Honorable Mention Abstract Award Winner- Andreas Goules, MD
Dr. Andreas Goules is an assistant professor at the University of Athens School of Medicine in the Department of Pathophysiology. His winning abstract was titled, Evolution of Lymphoma Predictors in Primary Sjögren’s by Data Driven Analysis in Harmonized Patients.

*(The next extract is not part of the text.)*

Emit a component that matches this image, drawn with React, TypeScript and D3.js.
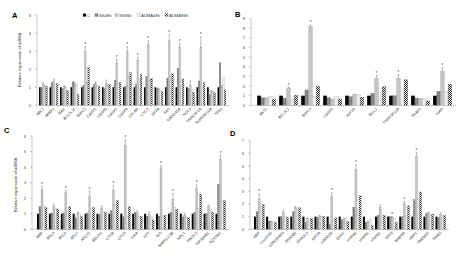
import React from "react";
import * as d3 from "d3";

const seriesNames = ["C", "SS48h", "SS96h", "ADMA48h", "ADMA96h"];

// Panel A
const aCats = ["ABL1","APAF1","BAX","BCL2L11","BIRC2","CASP1","CASP6","CASP7","CASP9","CFLAR","CYCS","DFFA","FAS","GADD45A","NOL3","TNFRSF1A","TNFRSF10A","TP53"];
const aC =      [1,1,1,1,1,1,1,1,1,1,1,1,1,1,1,1,1,1];
const aSS48 =   [1.0,1.25,0.95,1.3,1.1,1.15,0.95,1.4,1.05,1.15,1.6,0.95,1.5,2.05,0.95,1.35,0.6,2.35];
const aSS96 =   [1.15,1.35,1.05,1.1,3.0,1.2,1.2,2.3,3.0,2.5,3.35,0.9,3.6,3.2,1.1,3.2,0.75,1.0];
const aADMA48 = [1.1,1.15,1.0,1.2,1.25,1.1,1.1,1.2,1.6,1.5,1.4,0.85,1.6,1.5,0.8,1.1,0.75,1.55];
const aADMA96 = [1.05,1.2,0.8,0.6,2.1,1.05,1.15,1.25,1.8,1.7,1.5,0.75,1.75,1.45,0.7,1.25,0.7,0.85];
const aErr96 =  [0.1,0.1,0.05,0.15,0.25,0.1,0.2,0.25,0.25,0.15,0.25,0.05,0.3,0.2,0.25,0.6,0.05,0.1];
const aStars =  [4,7,8,9,10,12,13,15];

// Panel B
const bCats = ["AKT1","BCL2L1","BIRC3","CASP2","IGF1R","MCL1","TNFRSF11B","TRAF2","XIAP"];
const bC =      [1,1,1,1,1,1,1,1,1];
const bSS48 =   [0.8,0.75,1.6,0.8,0.9,1.25,1.0,0.75,1.45];
const bSS96 =   [0.75,1.8,8.2,0.6,1.1,2.8,2.8,0.65,3.55];
const bADMA48 = [0.95,0.65,0.9,0.95,1.15,1.2,1.7,0.75,1.45];
const bADMA96 = [0.6,1.05,2.0,0.65,0.85,1.95,2.65,0.45,2.2];
const bErr96 =  [0.05,0.1,0.15,0.05,0.05,0.3,0.4,0.05,0.35];
const bStars =  [1,2,5,6,8];

// Panel C
const cCats = ["ABR","ATG3","ATG5","ATG7","ATG12","BECN1","CTSB","CTSS","GAA","HTT","INS","MAP1LC3B","NPC1","PIK3C3","RPS6KB1","SQSTM1"];
const cC =      [1,1,1,1,1,1,1,1,1,1,1,1,1,1,1,1];
const cSS48 =   [1.45,1.05,1.05,0.75,1.05,0.95,1.2,0.8,1.1,0.85,0.85,1.1,0.8,1.1,1.0,2.9];
const cSS96 =   [2.55,1.45,2.35,1.0,2.1,1.35,2.5,5.4,1.1,0.95,3.95,1.95,0.9,2.65,1.45,4.5];
const cADMA48 = [1.55,1.35,1.15,1.05,1.05,1.15,1.6,0.85,0.8,0.85,0.9,1.4,0.75,1.35,1.3,1.8];
const cADMA96 = [1.4,1.3,1.45,0.8,1.4,1.1,1.85,1.45,0.85,0.6,0.9,1.3,0.75,2.25,1.1,1.85];
const cErr96 =  [0.2,0.15,0.15,0.1,0.35,0.15,0.3,0.35,0.1,0.15,0.15,0.35,0.1,0.25,0.1,0.25];
const cStars =  [0,2,4,6,7,10,11,13,15];

// Panel D
const dCats = ["NBP","C1orf159","CDK5RAP3","DNAJB9","DNAJC3","EIF2A","GADD34","ERN1","HSPA5","HSPA1","HSPB1","ATF6","MAPK8","XBP1","TMEM97","TRIB3"];
const dC =      [1,1,1,1,1,1,1,1,1,1,1,1,1,1,1,1];
const dSS48 =   [1.4,0.65,1.0,1.4,0.55,0.95,0.4,0.75,1.75,0.55,1.1,1.0,1.0,2.35,1.25,0.95];
const dSS96 =   [2.4,0.6,1.35,1.7,0.85,1.05,2.6,0.8,4.7,0.6,1.75,0.95,2.05,5.75,1.3,1.2];
const dADMA48 = [1.8,0.65,1.0,1.55,0.8,1.0,0.75,0.85,1.55,0.75,1.1,0.85,1.0,2.35,1.2,1.1];
const dADMA96 = [1.95,0.55,0.95,1.7,0.85,1.0,0.9,0.6,2.65,0.3,1.1,0.55,1.85,2.95,1.2,1.1];
const dErr96 =  [0.4,0.05,0.15,0.1,0.05,0.05,0.3,0.1,0.4,0.05,0.2,0.05,0.15,0.35,0.05,0.1];
const dStars =  [0,6,8,11,12,13];

const fills = ["#000", "url(#pSS48)", "#c4c4c4", "#ececec", "url(#pADMA96)"];
const strokes = ["none", "#666", "#888", "#999", "#555"];

type PanelProps = {
  cats: string[];
  series: number[][];
  err96: number[];
  stars: number[];
  yMax: number;
  xRange: [number, number];
  axisX: number;
  y0: number;
  yTop: number;
  letter: string;
  letterPos: [number, number];
  yLabel?: [number, number];
  pad: number;
};

function Panel(p: PanelProps) {
  const x = d3.scaleBand<string>().domain(p.cats).range(p.xRange).paddingInner(p.pad).paddingOuter(0.1);
  const sub = d3.scaleBand<number>().domain([0, 1, 2, 3, 4]).range([0, x.bandwidth()]);
  const y = d3.scaleLinear().domain([0, p.yMax]).range([p.y0, p.yTop]);
  const ticks = d3.range(0, p.yMax + 1);
  const xEnd = p.xRange[1] + 2;
  return (
    <g fontFamily="Liberation Sans, Arial, sans-serif">
      <text x={p.letterPos[0]} y={p.letterPos[1]} fontSize={7.5} fontWeight="bold">{p.letter}</text>
      {p.yLabel && (
        <text transform={`translate(${p.yLabel[0]},${p.yLabel[1]}) rotate(-90)`} textAnchor="middle" fontSize={4.2} fill="#333">
          Relative expression of mRNA
        </text>
      )}
      <line x1={p.axisX} x2={p.axisX} y1={p.yTop} y2={p.y0} stroke="#999" strokeWidth={0.5} />
      <line x1={p.axisX} x2={xEnd} y1={p.y0} y2={p.y0} stroke="#999" strokeWidth={0.5} />
      {ticks.map(t => (
        <g key={t}>
          <line x1={p.axisX - 2} x2={p.axisX} y1={y(t)} y2={y(t)} stroke="#999" strokeWidth={0.5} />
          <text x={p.axisX - 6} y={y(t) + 1.5} fontSize={4.2} textAnchor="end" fill="#444">{t}</text>
        </g>
      ))}
      {p.cats.map((c, ci) => {
        const bx = x(c)!;
        const cx = bx + x.bandwidth() / 2;
        return (
          <g key={c}>
            <line x1={cx + x.step() / 2} x2={cx + x.step() / 2} y1={p.y0} y2={p.y0 + 1.5} stroke="#999" strokeWidth={0.4} />
            {p.series.map((s, si) => {
              const v = s[ci];
              const xx = bx + sub(si)!;
              return (
                <rect key={si} x={xx} y={y(v)} width={sub.bandwidth()} height={p.y0 - y(v)}
                  fill={fills[si]} stroke={strokes[si]} strokeWidth={si === 0 ? 0 : 0.25} />
              );
            })}
            {(() => {
              const v = p.series[2][ci];
              const e = p.err96[ci];
              const xm = bx + sub(2)! + sub.bandwidth() / 2;
              return (
                <g>
                  <line x1={xm} x2={xm} y1={y(v)} y2={y(v + e)} stroke="#555" strokeWidth={0.4} />
                  <line x1={xm - 0.8} x2={xm + 0.8} y1={y(v + e)} y2={y(v + e)} stroke="#555" strokeWidth={0.4} />
                  {p.stars.includes(ci) && (
                    <text x={xm} y={y(v + e) - 0.5} fontSize={4.5} textAnchor="middle" fill="#333">*</text>
                  )}
                </g>
              );
            })()}
            <text transform={`translate(${cx + 1},${p.y0 + 4}) rotate(-45)`} textAnchor="end" fontSize={3.8} fill="#333">{c}</text>
          </g>
        );
      })}
    </g>
  );
}

function Legend() {
  const xs = [83, 95, 115, 137, 165];
  return (
    <g fontFamily="Liberation Sans, Arial, sans-serif" fontSize={4.2} fill="#333">
      {seriesNames.map((n, i) => (
        <g key={n}>
          <rect x={xs[i]} y={13.6} width={3} height={3} fill={fills[i]} stroke={strokes[i]} strokeWidth={0.25} />
          <text x={xs[i] + 4} y={16.5}>{n}</text>
        </g>
      ))}
    </g>
  );
}

export default function App() {
  return (
    <svg width={465} height={259} style={{ position: "absolute", left: 0, top: 0, background: "#fff" }}>
      <defs>
        <pattern id="pSS48" width={2} height={2} patternUnits="userSpaceOnUse">
          <rect width={2} height={2} fill="#7a7a7a" />
          <rect width={1} height={1} fill="#a8a8a8" />
        </pattern>
        <pattern id="pADMA96" width={2} height={2} patternUnits="userSpaceOnUse">
          <rect width={2} height={2} fill="#fff" />
          <rect width={1} height={1} fill="#222" />
          <rect x={1} y={1} width={1} height={1} fill="#222" />
        </pattern>
      </defs>
      <rect width={465} height={259} fill="#fff" />
      <Legend />
      <Panel cats={aCats} series={[aC, aSS48, aSS96, aADMA48, aADMA96]} err96={aErr96} stars={aStars}
        yMax={5} xRange={[38, 227]} axisX={37} y0={105.3} yTop={15} letter="A" letterPos={[12, 18]} yLabel={[21, 60]} pad={0.2} />
      <Panel cats={bCats} series={[bC, bSS48, bSS96, bADMA48, bADMA96]} err96={bErr96} stars={bStars}
        yMax={9} xRange={[255, 454]} axisX={251} y0={105.3} yTop={18.7} letter="B" letterPos={[235, 17]} pad={0.15} />
      <Panel cats={cCats} series={[cC, cSS48, cSS96, cADMA48, cADMA96]} err96={cErr96} stars={cStars}
        yMax={6} xRange={[35.8, 226.7]} axisX={32} y0={229.3} yTop={136} letter="C" letterPos={[4, 133]} yLabel={[17, 185]} pad={0.16} />
      <Panel cats={dCats} series={[dC, dSS48, dSS96, dADMA48, dADMA96]} err96={dErr96} stars={dStars}
        yMax={7} xRange={[252.8, 447]} axisX={250} y0={229.3} yTop={140.7} letter="D" letterPos={[230, 136]} pad={0.15} />
    </svg>
  );
}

His work aimed to study the evolution of lymphoma predictors towards lymphoproliferation by employing data drive analysis on Sjögren’s patients. Harmonized datasets from a multicenter cohort of Sjögren’s patients were analyzed for lymphoma predictors at two timepoints before a lymphoma diagnosis. The datasets contained 30 clinical features of disease that were determined at Sjögren’s diagnosis and then 3-4 years prior to lymphoma diagnosis. They performed fast correlation-based factor (FCBF) multivariate logistic regression analysis and found five prominent features that were identified as potential lymphoma predictors at the time of Sjögren’s diagnosis, including rheumatoid factor (RF), cryoglobulinemia, ACA pattern, ESSDAI score ≥5, and lacrimal gland enlargement. RF was the only independent lymphoma predictor determined. Further analysis showed that the second timepoint of 3-4 years prior to lymphoma diagnosis had three prominent features- RF, ESSDAI score ≥5, and ACA pattern. RF and ESSDAI score ≥5 were independent lymphoma risk factors in Sjögren’s patients. Overall, RF is the earliest and more persistent lymphoma predictor associated with Sjögren’s while in combination with ESSDAI score ≥5 can predict occurrence of lymphoma 3-4 years prior to lymphoma diagnosis.
Above: Dr. Andreas Goules accepting his honorable mention for the Foundation's Outstanding Abstract Award.